According to a report in the Sydney Morning Herald on Saturday, Bishop argued that Australia should not agree to provisions that could enable the establishment of commercial ports, for example, in Papua New Guinea, which might be used by an expanding Chinese navy.

Given that virtually every commercial infrastructure project, from the construction of major roads to airports and ports, has a potential military use, this implies that there are no circumstances in which Australia would take part, whatever guarantees and conditions were met by the AIIB.

Keating’s opposition to the government’s decision was implicitly backed by economic analyst Ross Garnaut, an advisor to the former Labor government of Prime Minister Bob Hawke on its relations with Asia. “The world needs much larger transfers of income-earning investments into infrastructure,” he told the Australian. “Australia should welcome China’s commitment to this infrastructure bank.”

Mike Smith, the chief executive officer of the ANZ Banking Group, which wants to expand its activities in China, told the AFR: “It does not make a real lot of sense for Australia to be excluded. I believe Australia will be part of this in the long term and I believe it should be.”

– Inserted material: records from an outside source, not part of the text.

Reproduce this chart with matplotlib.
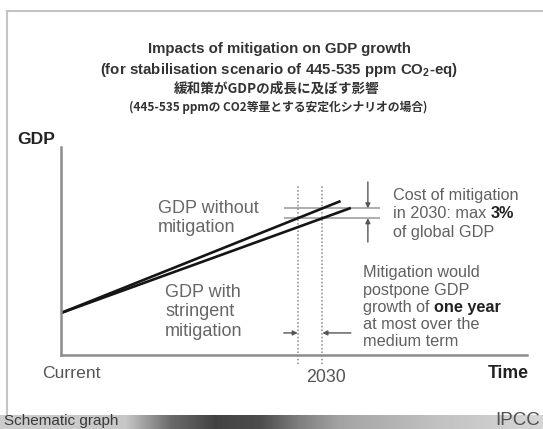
import numpy as np
import matplotlib
matplotlib.use('Agg')
import matplotlib.pyplot as plt
from matplotlib.lines import Line2D

plt.rcParams['font.family'] = ['Liberation Sans', 'Noto Sans CJK JP', 'DejaVu Sans']
plt.rcParams['mathtext.fontset'] = 'custom'
plt.rcParams['mathtext.rm'] = 'Liberation Sans'
plt.rcParams['mathtext.bf'] = 'Liberation Sans:bold'

W, H = 543, 429

# schematic time axis (years) and GDP (arbitrary units)
year_current = 2007
year_2030 = 2030
year_axis_end = 2048
gdp_top = 100

years_without = [2007, 2031.6]
gdp_without = [20.2, 74.0]
years_with = [2007, 2032.5]
gdp_with = [20.2, 70.7]

title_lines = ["Impacts of mitigation on GDP growth",
               "(for stabilisation scenario of 445-535 ppm CO$_\\mathbf{2}$-eq)"]
jp_lines = ["緩和策がGDPの成長に及ぼす影響",
            "(445-535 ppmの CO2等量とする安定化シナリオの場合)"]

cost_lines = [[("Cost of mitigation", False)],
              [("in 2030: max", False), ("3%", True)],
              [("of global GDP", False)]]
delay_lines = [[("Mitigation would", False)],
               [("postpone GDP", False)],
               [("growth of", False), ("one year", True)],
               [("at most over the", False)],
               [("medium term", False)]]

# footer band shades (column position in px, gray level)
band_x = [0, 125, 170, 215, 260, 300, 340, 440, 543]
band_gray = [0.80, 0.78, 0.42, 0.26, 0.30, 0.50, 0.64, 0.76, 0.84]


def fx(x):
    return x / W


def fy(y):
    return 1 - y / H


fig = plt.figure(figsize=(W / 100, H / 100), dpi=100)

# slide frame
fig.add_artist(Line2D([fx(7), fx(7)], [fy(11), fy(415)], color='#c4c4c4', lw=1.5))
fig.add_artist(Line2D([fx(7), 1.0], [fy(11), fy(11)], color='#c4c4c4', lw=1.5))

# footer band
bar = fig.add_axes([0, 0, 1, 14 / H])
cols = np.interp(np.arange(W), band_x, band_gray)
bar.imshow(cols[np.newaxis, :], cmap='gray', vmin=0, vmax=1, aspect='auto',
           extent=[0, W, 0, 1])
bar.axis('off')
fig.text(fx(4), fy(424.5), "Schematic graph", fontsize=11, color='#3a3a3a',
         ha='left', va='baseline')
fig.text(fx(540), fy(425), "IPCC", fontsize=13.5, color='#505050',
         ha='right', va='baseline')

# titles
for i, s in enumerate(title_lines):
    fig.text(fx(279), fy(49 + 21 * i), s, fontsize=10.8, fontweight='bold',
             color='#333333', ha='center', va='center')
fig.text(fx(277), fy(89), jp_lines[0], fontsize=9.8, fontweight='bold',
         color='#333333', ha='center', va='center', family=['Noto Sans CJK JP'])
fig.text(fx(278), fy(107), jp_lines[1], fontsize=8.5, fontweight='bold',
         color='#333333', ha='center', va='center', family=['Noto Sans CJK JP'])

# main axes
ax = fig.add_axes([fx(61), fy(355), (527 - 61) / W, (355 - 147) / H])
ax.set_xlim(year_current, year_axis_end)
ax.set_ylim(0, gdp_top)
for side in ['top', 'right']:
    ax.spines[side].set_visible(False)
for side in ['left', 'bottom']:
    ax.spines[side].set_color('#8c8c8c')
    ax.spines[side].set_linewidth(1.8)
ax.set_xticks([])
ax.set_yticks([])
ax.patch.set_alpha(0)

level_without = np.interp(year_2030, years_without, gdp_without)
level_with = np.interp(year_2030, years_with, gdp_with)
year_reached = np.interp(level_with, gdp_without, years_without)

# reference levels at 2030
ax.hlines([level_without, level_with], 2026.6, 2035.1, color='#a0a0a0', lw=1.2)

# dotted verticals: year the unmitigated path reaches the mitigated 2030 level, and 2030
for yr in [year_reached, year_2030]:
    ax.plot([yr, yr], [-4.5, 81.7], color='#8a8a8a', lw=1.1, ls=(0, (1, 1.4)),
            clip_on=False)

ax.plot(years_without, gdp_without, color='#151515', lw=1.9, solid_capstyle='butt')
ax.plot(years_with, gdp_with, color='#151515', lw=1.9, solid_capstyle='butt')

arrow = dict(arrowstyle='-|>', color='#555555', lw=1.0, mutation_scale=7,
             shrinkA=0, shrinkB=0)
ax.annotate('', xy=(2034.0, level_without), xytext=(2034.0, 83.2), arrowprops=arrow)
ax.annotate('', xy=(2034.0, level_with), xytext=(2034.0, 54.3), arrowprops=arrow)
ax.annotate('', xy=(year_reached, 10.6), xytext=(2026.6, 10.6), arrowprops=arrow)
ax.annotate('', xy=(year_2030, 10.6), xytext=(2032.5, 10.6), arrowprops=arrow)

# axis labels
fig.text(fx(36), fy(140), "GDP", fontsize=12.6, fontweight='bold', color='#222222',
         ha='center', va='center')
fig.text(fx(71), fy(374), "Current", fontsize=12.6, color='#555555',
         ha='center', va='center')
fig.text(fx(326), fy(378), "2030", fontsize=12.8, color='#555555',
         ha='center', va='center')
fig.text(fx(508), fy(374), "Time", fontsize=12.7, fontweight='bold', color='#222222',
         ha='center', va='center')

fig.text(fx(158), fy(218), "GDP without\nmitigation", fontsize=13, color='#666666',
         ha='left', va='center', linespacing=1.15)
fig.text(fx(165), fy(312), "GDP with\nstringent\nmitigation", fontsize=13,
         color='#666666', ha='left', va='center', linespacing=1.18)


def rich_lines(x, y0, step, lines, size):
    # each line may mix regular and bold pieces; later pieces follow the previous one
    for i, parts in enumerate(lines):
        prev = None
        for s, bold in parts:
            kw = dict(fontsize=size, fontweight='bold' if bold else 'normal',
                      color='#222222' if bold else '#606060')
            if prev is None:
                prev = fig.text(fx(x), fy(y0 + step * i), s, ha='left',
                                va='center', **kw)
            else:
                prev = ax.annotate(s, xy=(1, 0), xycoords=prev,
                                   xytext=(size * 0.28, 0), textcoords='offset points',
                                   ha='left', va='bottom', **kw)


rich_lines(393, 195, 18.5, cost_lines, 11.7)
rich_lines(363, 273, 17.2, delay_lines, 11.7)

fig.savefig('out.png', dpi=100)
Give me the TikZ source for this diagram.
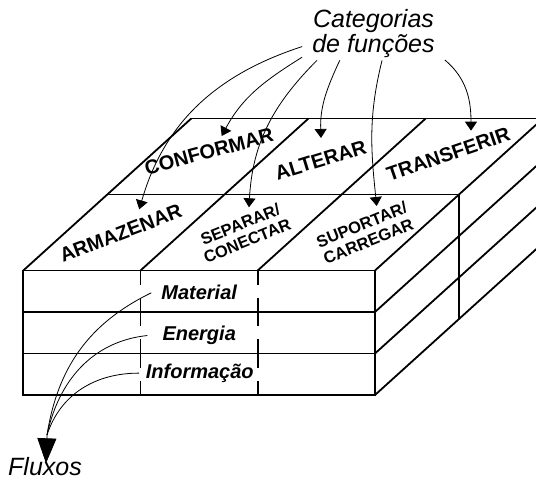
\documentclass[tikz,border=0pt]{standalone}
\usepackage{fontspec}
\setmainfont{Liberation Sans}
\usetikzlibrary{arrows.meta,positioning}

\begin{document}
\begin{tikzpicture}[x=1pt, y=1pt,
  box/.style={line width=1.8pt},
  cutline/.style={box, dash pattern=on 28.5pt off 13pt, dash phase=14.5pt},
  func/.style={font=\bfseries\fontsize{20}{20}\selectfont, inner sep=0pt},
  pair/.style={font=\bfseries\fontsize{16.5}{18}\selectfont, align=center, inner sep=0pt},
  flow/.style={font=\bfseries\itshape\fontsize{20}{20}\selectfont, inner sep=0pt, anchor=base},
  note/.style={font=\itshape\fontsize{25}{25}\selectfont},
  pointer/.style={line width=0.8pt, -{Triangle[width=12pt,length=9pt]}},
  stream/.style={line width=0.8pt}]
  \useasboundingbox (0,0) rectangle (536,481);
  % front face
  \draw[box] (23.3,86) rectangle (375,210.5);
  \foreach \y in {127.5,169} \draw[box] (23.3,\y) -- (375,\y);
  \foreach \x in {140.5,257.7} \draw[cutline] (\x,86) -- (\x,210.5);
  % top face
  \foreach \x in {23.3,140.5,257.7,375} \draw[box] (\x,210.5) -- ++(168,152);
  \draw[box] (107.3,286.5) -- (459,286.5);
  \draw[box] (191.3,362.5) -- (543,362.5);
  % right face
  \foreach \y in {86,127.5,169} \draw[box] (375,\y) -- ++(168,152);
  \draw[box] (459,162) -- (459,286.5);

  \node[func, rotate=21] (armazenar) at (120.7,247.7) {ARMAZENAR};
  \node[pair, rotate=22] (separar) at (243.7,248.5) {SEPARAR/\\CONECTAR};
  \node[pair, rotate=22] (suportar) at (365,248) {SUPORTAR/\\CARREGAR};
  \node[func, rotate=15] (conformar) at (209,329.3) {CONFORMAR};
  \node[func, rotate=17] (alterar) at (320.7,321) {ALTERAR};
  \node[func, rotate=19] (transferir) at (448.3,327) {TRANSFERIR};

  \node[flow] (material) at (199.2,181) {Material};
  \node[flow] (energia) at (199.2,140.3) {Energia};
  \node[flow] (informacao) at (199.8,102.7) {Informação};

  \node[note, align=center, inner xsep=10pt, inner ysep=2pt] (categorias) at (373.5,447) {Categorias\\de funções};
  \node[note, anchor=base, inner sep=0pt] (fluxos) at (45,5) {Fluxos};

  \coordinate (tipArm) at (139.3,271.7);
  \coordinate (tipConf) at (221.7,345);
  \coordinate (tipSep) at (249,273.7);
  \coordinate (tipAlt) at (321,343);
  \coordinate (tipSup) at (376.7,275);
  \coordinate (tipTra) at (471,350.3);
  \coordinate (join) at (47,46);
  \coordinate (tipFlux) at (46,17.7);

  \path[pointer]
    (categorias.190) edge[out=198, in=74] (tipArm)
    (categorias.198) edge[out=212, in=62] (tipConf)
    (categorias.205) edge[out=225, in=87] (tipSep)
    (categorias.218) edge[out=245, in=92] (tipAlt)
    (categorias.288) edge[out=256, in=96] (tipSup)
    (categorias.340) edge[out=-40, in=90] (tipTra);

  \path[stream]
    ([xshift=-10pt]material.west) edge[out=206, in=81] (join)
    ([xshift=-15pt]energia.west) edge[out=186, in=78] (join)
    ([xshift=-6.7pt]informacao.west) edge[out=180, in=72] (join);
  \draw[stream, -{Triangle[width=19pt,length=25pt]}] (join) -- (tipFlux);
\end{tikzpicture}
\end{document}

Smith pointed to a possible Chinese push back against the decision during negotiations with Australia over a free trade agreement. “There will be … fairly robust negotiations going on in terms of the free trade agreement … you never know, this may be part of that consideration,” he said.

A comment by the AFR’s Asia Pacific editor, Greg Earl, published under the headline “Containing Beijing turns economic,” pointed to the significance of the decision. He said China had “grudgingly” accepted a tightening of the Australia-US military alliance but the shift to “economic containment” involved new risks. What he called the “entente balance” between Australia and China “has now clearly shifted when Beijing plans for more infrastructure finance are seen by Australia as a national security threat even though the country is so economically dependent on China.”

Earl insisted that any business with a growth strategy based on China should know more about why the Australian government “has rejected new infrastructure money from a country which wants to invest its funds abroad.”

That question will not, however, get an answer because that would involve revealing the full scope of the escalation of US military drive against China, which Washington’s intervention over the Chinese-backed AIIB clearly signifies.